10. Va poi ribadito in questa sede che intanto il
consenso del lavoratore potrà essere espresso in quanto il datore di lavoro
abbia prospettato, ove compatibile con il nuovo assetto aziendale, la
possibilità di un’utilizzazione mansioni inferiori al fine di evitare il
licenziamento.
11. Tutto ciò posto, la sentenza impugnata contiene
due affermazioni, su cui si fonda il decisum, che non risultano conformi a
diritto: la prima è quella secondo cui parte datoriale aveva ottemperato ogni
onere gravante a suo carico riscontrando al tempo del licenziamento
l’insussistenza di posizioni di lavoro per mansioni equivalenti, senza valutare
se, ed eventualmente in quale modo, parte datoriale avesse allegato e provato
l’assolvimento del più ampio onere probatorio circa l’assenza
nell’organizzazione aziendali di altre posizioni vacanti idonee a consentire
l’utilizzazione proficua del M. in posizioni organizzative eventualmente anche
di livello inferiore; la seconda è quella secondo cui sussisterebbe in capo al
lavoratore l’onere di rappresentare preventivamente al datore la propria non
contrarietà ad un patto di demansionamento.
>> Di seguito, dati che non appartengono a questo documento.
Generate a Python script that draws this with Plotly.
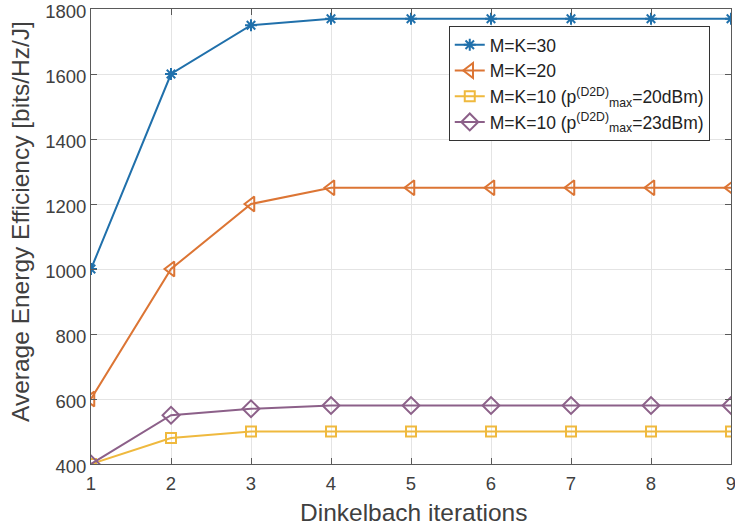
import plotly.graph_objects as go

iterations = [1, 2, 3, 4, 5, 6, 7, 8, 9]
mk30 = [1000, 1600, 1750, 1770, 1770, 1770, 1770, 1770, 1770]
mk20 = [600, 1000, 1200, 1250, 1250, 1250, 1250, 1250, 1250]
mk10_20 = [400, 480, 500, 500, 500, 500, 500, 500, 500]
mk10_23 = [400, 550, 570, 580, 580, 580, 580, 580, 580]

names = ["M=K=30", "M=K=20",
         "M=K=10 (p<sup>(D2D)</sup><sub>max</sub>=20dBm)",
         "M=K=10 (p<sup>(D2D)</sup><sub>max</sub>=23dBm)"]
colors = ["#2070ab", "#dc7534", "#efb93e", "#8c6089"]
symbols = ["asterisk-open", "triangle-left-open", "square-open", "diamond-open"]
sizes = [10, 13, 10, 13]
series = [mk30, mk20, mk10_20, mk10_23]

fig = go.Figure()
for n, c, s, sz, y in zip(names, colors, symbols, sizes, series):
    fig.add_trace(go.Scatter(
        x=iterations, y=y, name=n, mode="lines+markers",
        line=dict(color=c, width=2),
        marker=dict(symbol=s, size=sz, color=c, line=dict(color=c, width=2)),
        cliponaxis=True,
    ))

axis_common = dict(
    showline=True, linecolor="#5a5a5a", linewidth=1, mirror="ticks",
    showgrid=True, gridcolor="#e4e4e4", gridwidth=1,
    ticks="inside", ticklen=6, tickcolor="#5a5a5a",
    tickfont=dict(size=18.5, color="#404040"), zeroline=False,
    automargin=False, ticklabeloverflow="allow",
)

fig.update_layout(
    width=735, height=527,
    margin=dict(l=91, r=4, t=9, b=63),
    paper_bgcolor="white", plot_bgcolor="white",
    font=dict(family="Liberation Sans, Arial, sans-serif", color="#404040"),
    xaxis=dict(range=[1, 9], dtick=1, ticklabelstandoff=3, **axis_common),
    yaxis=dict(range=[400, 1800], dtick=200, ticklabelshift=3, **axis_common),
    legend=dict(x=0.559, y=0.963, xanchor="left", yanchor="top",
                bgcolor="white", bordercolor="#333333", borderwidth=1,
                font=dict(size=17.5, color="#222222"), tracegroupgap=0),
    showlegend=True,
    annotations=[
        dict(text="Dinkelbach iterations", xref="paper", yref="paper",
             x=0.504, y=-0.1055, xanchor="center", yanchor="middle",
             showarrow=False, font=dict(size=24.5, color="#404040")),
        dict(text="Average Energy Efficiency [bits/Hz/J]", xref="paper", yref="paper",
             x=-0.111, y=0.534, xanchor="center", yanchor="middle", textangle=-90,
             showarrow=False, font=dict(size=24.5, color="#404040")),
    ],
)

fig.write_html("out.html", config={"displayModeBar": False},
               post_script="document.body.style.margin='0';document.body.style.overflow='hidden';")
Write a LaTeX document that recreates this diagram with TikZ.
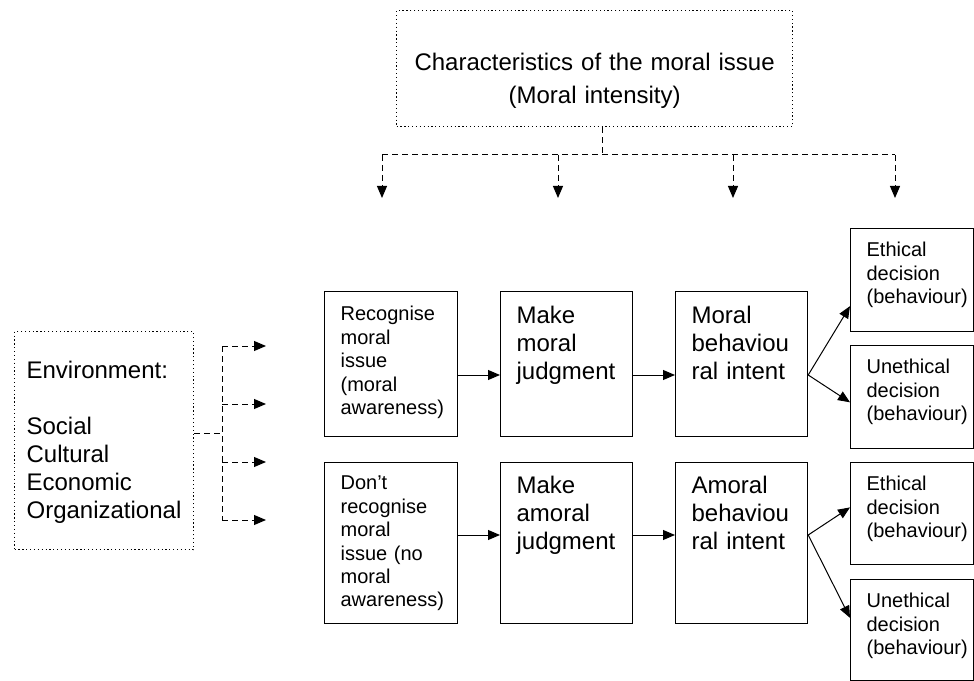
\documentclass[tikz,border=0pt]{standalone}
\usepackage{fontspec}
\setmainfont{Liberation Sans}
\usetikzlibrary{arrows.meta,calc}

\begin{document}
\begin{tikzpicture}[x=0.75pt, y=-0.75pt,
    box/.style={draw, line width=0.9pt, anchor=north west, inner ysep=0pt, inner xsep=12pt, align=left},
    bigtxt/.style={font=\fontsize{18}{21}\selectfont},
    smalltxt/.style={font=\fontsize{15}{17.6}\selectfont},
    arr/.style={-{Triangle[length=9pt,width=7.5pt]}, line width=0.75pt},
    dline/.style={line width=0.75pt, dash pattern=on 4.5pt off 3pt},
    darr/.style={arr, dash pattern=on 4.5pt off 3pt}]
    \useasboundingbox (0,0) rectangle (974,681);

    % dotted boxes
    \node[box, dotted, align=center, font=\fontsize{18}{24.75}\selectfont, text width=273pt, text height=45pt, text depth=42pt] (issue) at (396,10) {Characteristics of the moral issue\\(Moral intensity)};
    \node[box, dotted, bigtxt, inner xsep=9pt, text width=116.25pt, text height=35.25pt, text depth=128.25pt] (env) at (14,331) {Environment:\\[21pt]Social\\Cultural\\Economic\\Organizational};

    % upper row
    \node[box, smalltxt, text width=75.75pt, text height=21.75pt, text depth=87pt] (aware) at (324,291) {Recognise\\moral\\issue\\(moral\\awareness)};
    \node[box, bigtxt, text width=75pt, text height=24pt, text depth=84.75pt] (judge) at (500,291) {Make\\moral\\judgment};
    \node[box, bigtxt, text width=75pt, text height=24pt, text depth=84.75pt] (intent) at (675,291) {Moral\\behaviou\\ral intent};
    \node[box, smalltxt, text width=68.25pt, text height=21pt, text depth=56.25pt] (eth) at (850,228) {Ethical\\decision\\(behaviour)};
    \node[box, smalltxt, text width=68.25pt, text height=21pt, text depth=56.25pt] (uneth) at (850,345) {Unethical\\decision\\(behaviour)};

    % lower row
    \node[box, smalltxt, text width=75.75pt, text height=20.25pt, text depth=100.5pt] (unaware) at (324,462) {Don't\\recognise\\moral\\issue (no\\moral\\awareness)};
    \node[box, bigtxt, text width=75pt, text height=23.25pt, text depth=97.5pt] (amjudge) at (500,462) {Make\\amoral\\judgment};
    \node[box, bigtxt, text width=75pt, text height=23.25pt, text depth=97.5pt] (amintent) at (675,462) {Amoral\\behaviou\\ral intent};
    \node[box, smalltxt, text width=68.25pt, text height=21pt, text depth=55.5pt] (eth2) at (850,462) {Ethical\\decision\\(behaviour)};
    \node[box, smalltxt, text width=68.25pt, text height=21pt, text depth=54.75pt] (uneth2) at (850,579) {Unethical\\decision\\(behaviour)};

    \coordinate (r1) at (0,375);
    \coordinate (r2) at (0,535);
    \draw[arr] (aware.east |- r1) -- (judge.west |- r1);
    \draw[arr] (judge.east |- r1) -- (intent.west |- r1);
    \draw[arr] (intent.east |- r1) -- ($(eth.north west)!0.75!(eth.south west)$);
    \draw[arr] (intent.east |- r1) -- ($(uneth.north west)!0.55!(uneth.south west)$);
    \draw[arr] (unaware.east |- r2) -- (amjudge.west |- r2);
    \draw[arr] (amjudge.east |- r2) -- (amintent.west |- r2);
    \draw[arr] (amintent.east |- r2) -- ($(eth2.north west)!0.44!(eth2.south west)$);
    \draw[arr] (amintent.east |- r2) -- ($(uneth2.north west)!0.38!(uneth2.south west)$);

    % dashed feeds from the issue
    \coordinate (hub) at (602,155);
    \foreach \x [count=\i] in {382,558,733,895} {
        \coordinate (top\i) at (\x,155);
        \coordinate (tip\i) at (\x,198);
    }
    \draw[dline] (issue.south -| hub) -- (hub);
    \draw[dline] (top1) -- (top4);
    \foreach \i in {1,...,4} \draw[darr] (top\i) -- (tip\i);

    % dashed feeds from the environment
    \coordinate (lhub) at (222,433);
    \foreach \y [count=\i] in {346,404,462,520} {
        \coordinate (lb\i) at (222,\y);
        \coordinate (lt\i) at (266,\y);
    }
    \draw[dline] (env.east |- lhub) -- (lhub);
    \draw[dline] (lb1) -- (lb4);
    \foreach \i in {1,...,4} \draw[darr] (lb\i) -- (lt\i);

\end{tikzpicture}
\end{document}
12. In conclusione, la sentenza va cassata con
rinvio alla Corte di appello di Roma, in diversa composizione, per un nuovo
esame del merito alla luce dei principi di diritto sopra enunciati. Il giudice
di rinvio provvederà anche in ordine alle spese del presente giudizio di legittimità.
P.Q.M.
Accoglie il terzo motivo, rigettati gli altri; cassa
la sentenza impugnata in relazione al motivo accolto e rinvia, anche per le
spese, alla Corte di appello di Roma in diversa composizione.